Two Medicare beneficiaries, however, argued that the Bush Administration's compendia requirement is inconsistent with the law. And a federal judge has just agreed, and has held that "Congress did not intend to impose the compendia requirement."
On March 7, Judge Harold Baer of the United States District Court for the Southern District of New York decided Layzer v. Leavitt, a case in which two Medicare beneficiaries challenged a rule that limits the drugs that Part D will pay for. Holding that Congress did not intend the rule, which was in “discord” with the Medicare statute, the court ordered Medicare to provide the plaintiffs coverage, without regard to the unlawful rule.
The rule at issue imposes a purported “compendia requirement.” The rule says that Part D cannot reimburse a prescription for an off-label use of a drug, if that use is not listed on privately published drug guides known as compendia. This rule has governed Part D since the program’s inception in 2006.
Enter two Medicare beneficiaries: Ray Fischer, who was diagnosed with muscular dystrophy, and Judith Layzer, who suffered from ovarian cancer. Their doctors had prescribed drugs—increlex for the muscular dystrophy, and cetrotide for the ovarian cancer. Yet the Part D plans refused to pay for these drugs, under the rule, because the use of these drugs for these conditions was not listed on the compendia.
Layzer and Fischer sued the Secretary of Health and Human Services in the Southern District of New York. Layzer and Fischer argued that the compendia requirement was not authorized by the Part D statute.

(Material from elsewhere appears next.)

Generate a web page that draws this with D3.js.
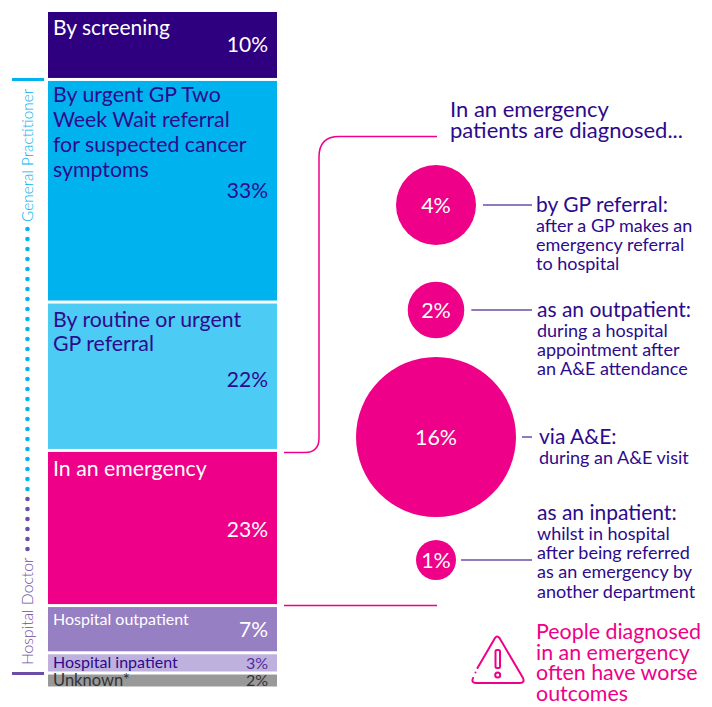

In its decision, the court rejected HHS's compendia requirement, and held that it was inconsistent with the Social Security Act's definition of covered Part D drug. “The statutory language that Congress used to define what is meant by 'covered part D drug,' along with the canons of statutory construction, make clear that the Act does not impose a compendia requirement," the court said.
The court therefore ordered the current Secretary of Health and Human Services to ensure that appropriate coverage is provided to the two plaintiffs, unlimited by the unlawful compendia requirement.
The court's decision is here, on the website of the Medicare Rights Center, which helped bring the plaintiffs' lawsuit back in 2007.
For those with Westlaw access, a hyperlinked version of the decision is available as Layzer v. Leavitt, 2011 WL 813822 (S.D.N.Y. March 7, 2011).
According to the docket, the Secretary has not appealed. But the Secretary has 60 days in which to do so.
. . .
Apologies in advance for being away from the computer for much of Sunday. But I'll be interested in what you all think of this ruling, and how it may affect Medicare, going forward.
Tue May 31, 2011 at 6:59 PM PT: The Secretary appealed. The case is now Layzer v. Leavitt, No. 11-1922 (2d Cir.).